Answering the first issue is very difficult.

The High Court exercises extraordinary power

under Article 226 of Constitution of India.

Again, the courts say that as the alternative remedy

is available under the Act itself, the High Court will

not have jurisdiction under Article 226 in respect

of SARFAESI proceedings. But, it all depends upon

the facts and circumstances of the Act and there

can’t be any straight answer as to whether the High

Court can be approached questioning the action taken

by the Banks or the Financial Institutions under SARFAESI Act, 2002.


I have seen many cases and at times,

it appears to me that the Act is being misused.

But, it can’t be a justification to say that the Act oppresses

the borrowers. It’s a special and balancing Act with very

good objective and it is to be implemented well.

In view of many transactions and issues, the Banks

and Financial Institutions may commit some mistakes

in the course and it gives rise to the Borrower to approach

the Tribunal seeking stay of proceedings etc.

What happens normally is that, the borrower

gives a request to the Bank seeking to allow him

to settle the account under “One Time Settlement Scheme”.

Depending upon the norms prescribed by the RBI,

the Banks may accept for “One Time Settlement Scheme” or may not.

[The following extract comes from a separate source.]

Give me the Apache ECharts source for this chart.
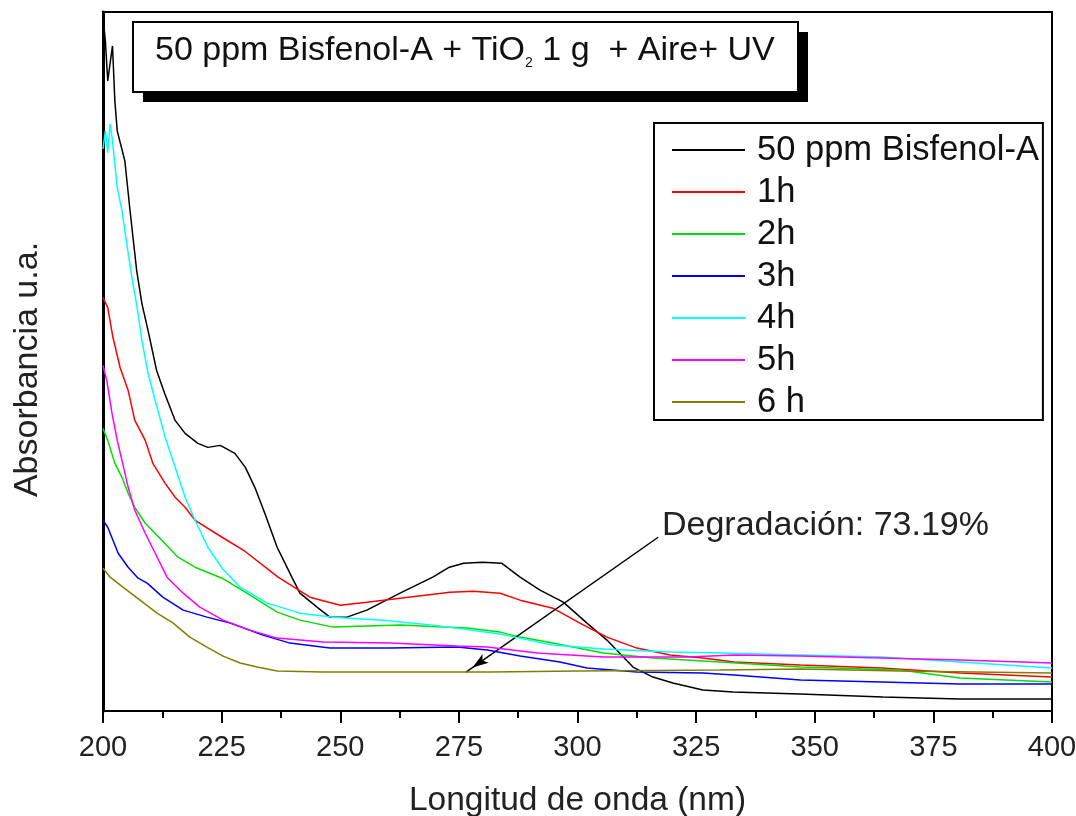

In many cases, the borrower ignores the Bank

notice under section 13 (2) and then, approaches

the Tribunal when the Bank takes steps to take

possession of the Property and takes step to sell

the same. It is not right. When the notice under

section 13 (2) is received, then, the borrower

has to make detailed objections if any, as otherwise,

his appeal under section 17 of the Act may not sustain normally.
Thus, the borrowers are to be careful

when the Bank exercises its powers under SARFAESI Act, 2002

and with the expert guidance and assistance;

they can protect their rights effectively.
Note:
My intention is to give a brief as to how

to Debt Recovery Laws are to be understood

and complicated issues are not touched at all.